** WHAT YOU WILL DO **
Below is a listing to transcribe in full and exactly; keep the pictures out.

━━━

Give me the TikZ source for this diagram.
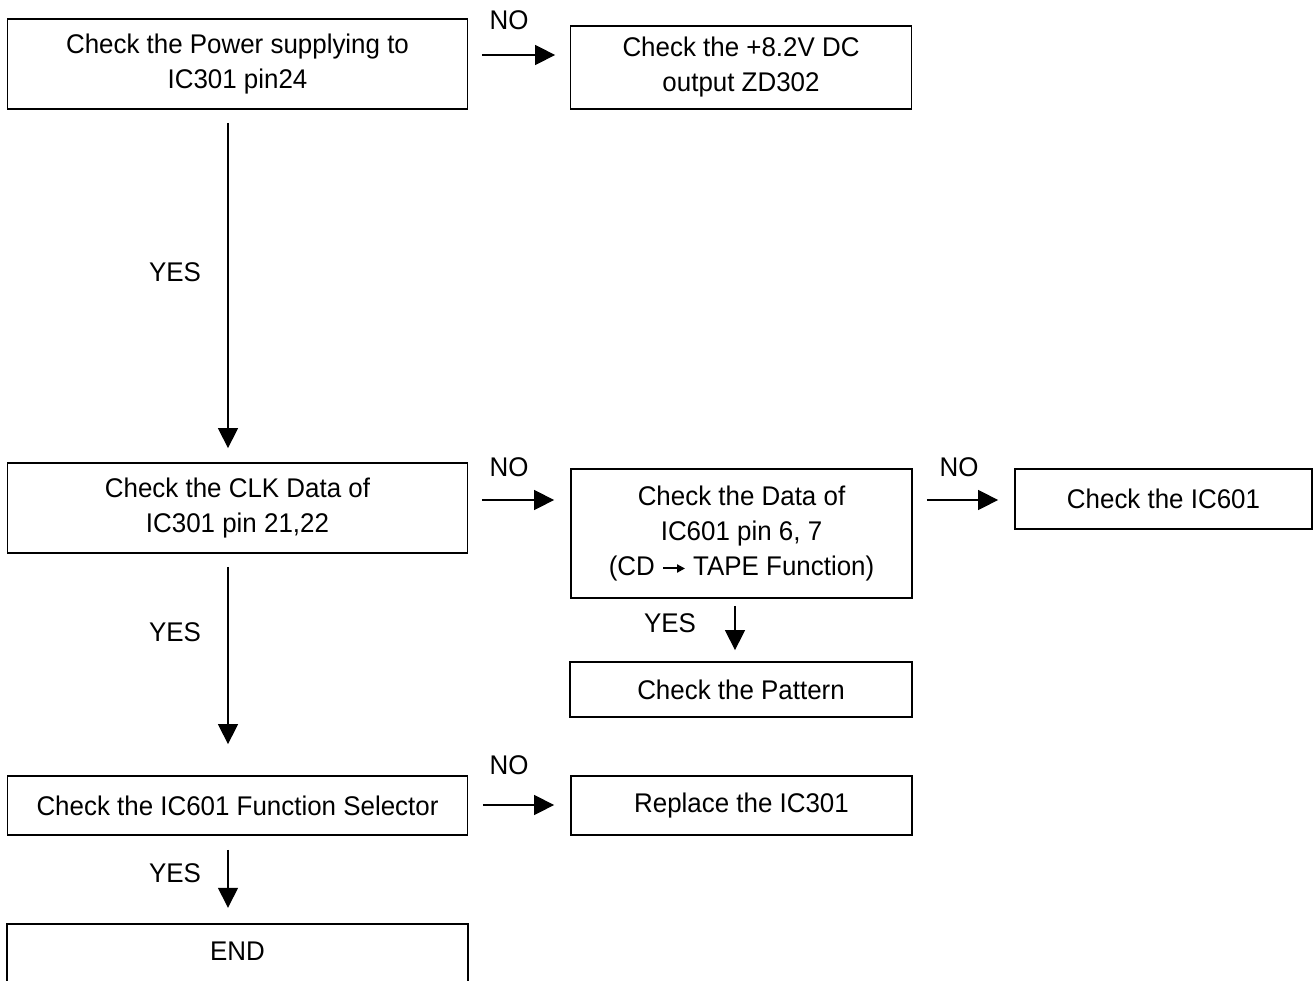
\documentclass[tikz,border=0pt]{standalone}
\usepackage{fontspec}
\setmainfont{Liberation Sans}[FakeStretch=0.96]
\usetikzlibrary{arrows.meta,calc}
\newcommand{\smallarrow}{\tikz[baseline=0pt,x=1pt,y=1pt]{\draw[line width=2pt,-{Triangle[length=8pt,width=8pt]}] (0,7) -- (22,7);}}
\begin{document}
\begin{tikzpicture}[x=1pt,y=-1pt,
  box/.style={draw, line width=1.8pt, inner sep=0pt, align=center, font=\fontsize{27}{35}\selectfont},
  lbl/.style={inner sep=0pt, font=\fontsize{27}{35}\selectfont},
  arr/.style={line width=1.4pt, -{Triangle[length=20pt,width=20pt]}}]
\clip (0,0) rectangle (1313,981);
\fill[white] (0,0) rectangle (1313,981);
% boxes
\node[box, minimum width=460pt, minimum height=90pt] (b1) at (237.5,64) {Check the Power supplying to\\IC301 pin24};
\node[box, minimum width=341pt, minimum height=83pt] (b2) at (741,67.5) {Check the +8.2V DC\\output ZD302};
\node[box, minimum width=460pt, minimum height=90pt] (b3) at (237.5,508) {Check the CLK Data of\\IC301 pin 21,22};
\node[box, minimum width=341pt, minimum height=129pt] (b4) at (741.5,533.5) {Check the Data of\\IC601 pin 6, 7\\(CD \smallarrow{} TAPE Function)};
\node[box, minimum width=297pt, minimum height=60pt] (b5) at (1163.5,499) {Check the IC601};
\node[box, minimum width=342pt, minimum height=55pt] (b6) at (741,689.5) {Check the Pattern};
\node[box, minimum width=460pt, minimum height=59pt] (b7) at (237.5,805.5) {Check the IC601 Function Selector};
\node[box, minimum width=341pt, minimum height=59pt] (b8) at (741.5,805.5) {Replace the IC301};
\node[lbl, minimum width=460pt, minimum height=54pt] (b9) at (237.5,951) {END};
\draw[line width=1.8pt] ($(b9.south west)+(0,20)$) -- (b9.north west) -- (b9.north east) -- ($(b9.south east)+(0,20)$);
% connectors
\draw[arr] ($(b1.east)+(13.5,-9)$) -- ($(b2.west)+(-14.5,-12.5)$);
\draw[arr] ($(b1.south)+(-9.5,13)$) -- ($(b3.north)+(-9.5,-14)$);
\draw[arr] ($(b3.east)+(13.5,-8)$) -- ($(b4.west)+(-16,-33.5)$);
\draw[arr] ($(b4.east)+(14,-33.5)$) -- ($(b5.west)+(-16,1)$);
\draw[arr] ($(b3.south)+(-9.5,13)$) -- ($(b7.north)+(-9.5,-31)$);
\draw[arr] ($(b4.south)+(-6.5,7)$) -- ($(b6.north)+(-6,-11)$);
\draw[arr] ($(b7.east)+(14.5,-0.5)$) -- ($(b8.west)+(-16,-0.5)$);
\draw[arr] ($(b7.south)+(-9.5,14)$) -- ($(b9.north)+(-9.5,-16)$);
% labels
\node[lbl] (n1) at (509,20) {NO};
\node[lbl] (y1) at (175,272) {YES};
\node[lbl] (n2) at (509,467) {NO};
\node[lbl] (n3) at (959,467) {NO};
\node[lbl] (y2) at (175,632) {YES};
\node[lbl] (y3) at (670,623) {YES};
\node[lbl] (n4) at (509,765) {NO};
\node[lbl] (y4) at (175,873) {YES};
\end{tikzpicture}
\end{document}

━━━

** SOLUTION TO THIS TASK **
Give me the TikZ source for this diagram.
\documentclass[tikz,border=0pt]{standalone}
\usepackage{fontspec}
\setmainfont{Liberation Sans}[FakeStretch=0.96]
\usetikzlibrary{arrows.meta,calc}
\newcommand{\smallarrow}{\tikz[baseline=0pt,x=1pt,y=1pt]{\draw[line width=2pt,-{Triangle[length=8pt,width=8pt]}] (0,7) -- (22,7);}}
\begin{document}
\begin{tikzpicture}[x=1pt,y=-1pt,
  box/.style={draw, line width=1.8pt, inner sep=0pt, align=center, font=\fontsize{27}{35}\selectfont},
  lbl/.style={inner sep=0pt, font=\fontsize{27}{35}\selectfont},
  arr/.style={line width=1.4pt, -{Triangle[length=20pt,width=20pt]}}]
\clip (0,0) rectangle (1313,981);
\fill[white] (0,0) rectangle (1313,981);
% boxes
\node[box, minimum width=460pt, minimum height=90pt] (b1) at (237.5,64) {Check the Power supplying to\\IC301 pin24};
\node[box, minimum width=341pt, minimum height=83pt] (b2) at (741,67.5) {Check the +8.2V DC\\output ZD302};
\node[box, minimum width=460pt, minimum height=90pt] (b3) at (237.5,508) {Check the CLK Data of\\IC301 pin 21,22};
\node[box, minimum width=341pt, minimum height=129pt] (b4) at (741.5,533.5) {Check the Data of\\IC601 pin 6, 7\\(CD \smallarrow{} TAPE Function)};
\node[box, minimum width=297pt, minimum height=60pt] (b5) at (1163.5,499) {Check the IC601};
\node[box, minimum width=342pt, minimum height=55pt] (b6) at (741,689.5) {Check the Pattern};
\node[box, minimum width=460pt, minimum height=59pt] (b7) at (237.5,805.5) {Check the IC601 Function Selector};
\node[box, minimum width=341pt, minimum height=59pt] (b8) at (741.5,805.5) {Replace the IC301};
\node[lbl, minimum width=460pt, minimum height=54pt] (b9) at (237.5,951) {END};
\draw[line width=1.8pt] ($(b9.south west)+(0,20)$) -- (b9.north west) -- (b9.north east) -- ($(b9.south east)+(0,20)$);
% connectors
\draw[arr] ($(b1.east)+(13.5,-9)$) -- ($(b2.west)+(-14.5,-12.5)$);
\draw[arr] ($(b1.south)+(-9.5,13)$) -- ($(b3.north)+(-9.5,-14)$);
\draw[arr] ($(b3.east)+(13.5,-8)$) -- ($(b4.west)+(-16,-33.5)$);
\draw[arr] ($(b4.east)+(14,-33.5)$) -- ($(b5.west)+(-16,1)$);
\draw[arr] ($(b3.south)+(-9.5,13)$) -- ($(b7.north)+(-9.5,-31)$);
\draw[arr] ($(b4.south)+(-6.5,7)$) -- ($(b6.north)+(-6,-11)$);
\draw[arr] ($(b7.east)+(14.5,-0.5)$) -- ($(b8.west)+(-16,-0.5)$);
\draw[arr] ($(b7.south)+(-9.5,14)$) -- ($(b9.north)+(-9.5,-16)$);
% labels
\node[lbl] (n1) at (509,20) {NO};
\node[lbl] (y1) at (175,272) {YES};
\node[lbl] (n2) at (509,467) {NO};
\node[lbl] (n3) at (959,467) {NO};
\node[lbl] (y2) at (175,632) {YES};
\node[lbl] (y3) at (670,623) {YES};
\node[lbl] (n4) at (509,765) {NO};
\node[lbl] (y4) at (175,873) {YES};
\end{tikzpicture}
\end{document}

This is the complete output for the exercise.